A task force of the National Association of Student Financial Aid Administrators on Monday submitted proposed revisions in its ethics documents to its members for their feedback.
The proposed changes deal with financial-aid issues that have been raised or amplified in recent years, including transparency about college costs and how student data can be used.
The task force will incorporate member feedback as it sees fit and submit final recommendations for the association’s board to vote on in late March.
The association, known as Nasfaa, adopted its Statement of Ethical Principles, which it asks members to strive to meet, in 1999. A Code of Conduct, which members are required to observe, was added in 2007.

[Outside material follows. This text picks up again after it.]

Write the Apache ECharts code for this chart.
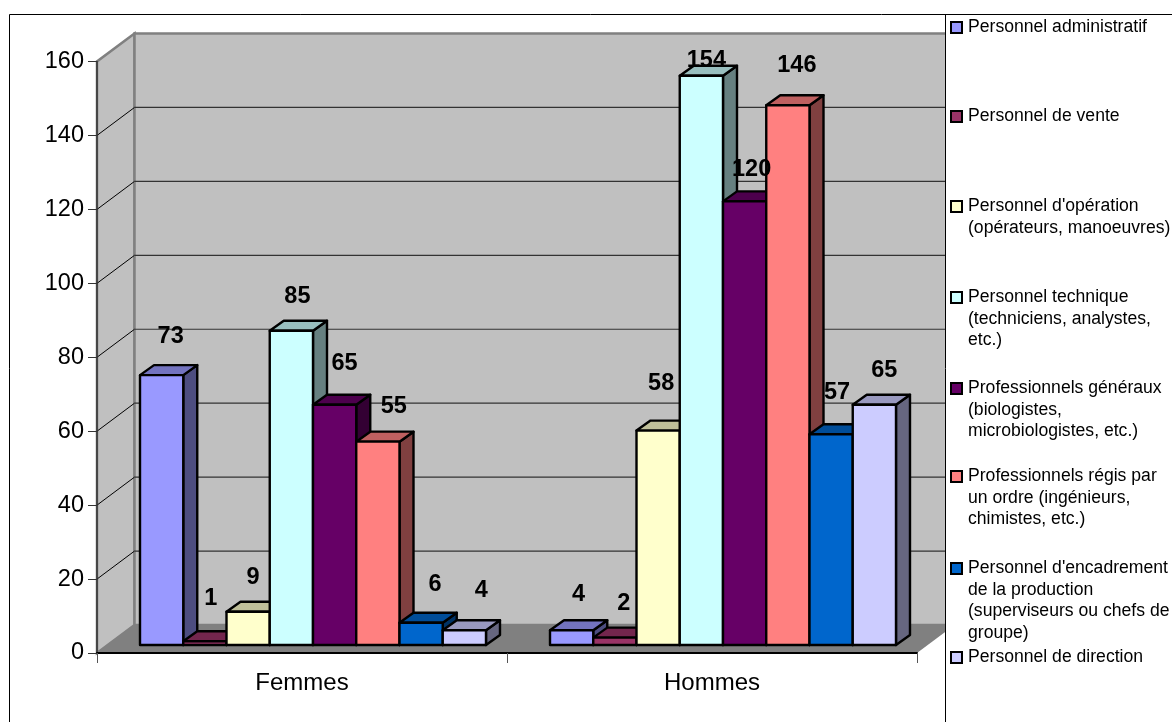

Nasfaa has an important role in shaping the profession’s standards, said Justin Draeger, its president. “If we don’t police ourselves and hold ourselves to the highest standard,” he said, “we’re inviting others to do it for us.”
Over the years, both the financial-aid profession and its association have come under scrutiny. The profession’s reputation took a hit in the wake of an investigation into conflicts of interest between colleges and lenders. The association’s most-recent former president resigned in 2009 after being charged with misusing public funds and making illegal campaign contributions in a previous job.
In the years since, the new issues have cropped up for the profession, and the proposed revisions deal with some of them.
Members of Congress, as well as officials in the Education Department and the Obama administration, have expressed concern to Nasfaa about how open colleges have been about their costs, said Mary S. Sommers, who leads the task force. That helped set the backdrop for the group’s work.
Debate Over Award Letters
One proposed addition to the documents concerns financial-aid award letters. Advocates have said for years that colleges should be required to follow a standard format in the aid-award notifications they send to students. Nasfaa, which had a separate committee look at the issue, has taken a different position: that colleges should be free to customize the letters, but the letters should contain standard elements.
A proposed addition to the Statement of Ethical Principles says that award notices “must accurately display both billable institutional charges and nonbilled allowable expenses.”
The use of student data has emerged as another hot topic. The task force wanted the ethics documents to help members who might butt heads with others on the campus about the use of student data. “There is a desire for financial-aid administrators to have some backup with their senior administrators,” said Ms. Sommers, who is director of financial aid at the University of Nebraska at Kearney.
Ms. Sommers pointed to the National Association for College Admission Counseling’s standard that colleges permit first-year candidates for fall admission to take until May 1 to choose a college as a successful example of how a professional association can serve in this role.
The proposed revisions in the Statement of Ethical Practices provide more detail than the previous version did, stating that information from the Free Application for Federal Student Aid is to be protected and “only used for the application, award, and administration of aid awarded.”
Some colleges use Fafsa data to gauge students’ interest in enrolling, which could affect admissions decisions. And aid professionals have also been known to worry about colleagues in the development office who want a sense of which students come from families who can afford to pay.
Other proposed changes are meant to serve as guidelines for members who are deciding whether to take on an optional activity, like creating a preferred-lender list, Ms. Sommers said.
Mr. Draeger doesn’t expect the proposed changes to stir up much controversy among the group’s members. For most, he suspects, the real challenge will be carrying out whatever changes the board adopts. But the association, he said, will be there to help them.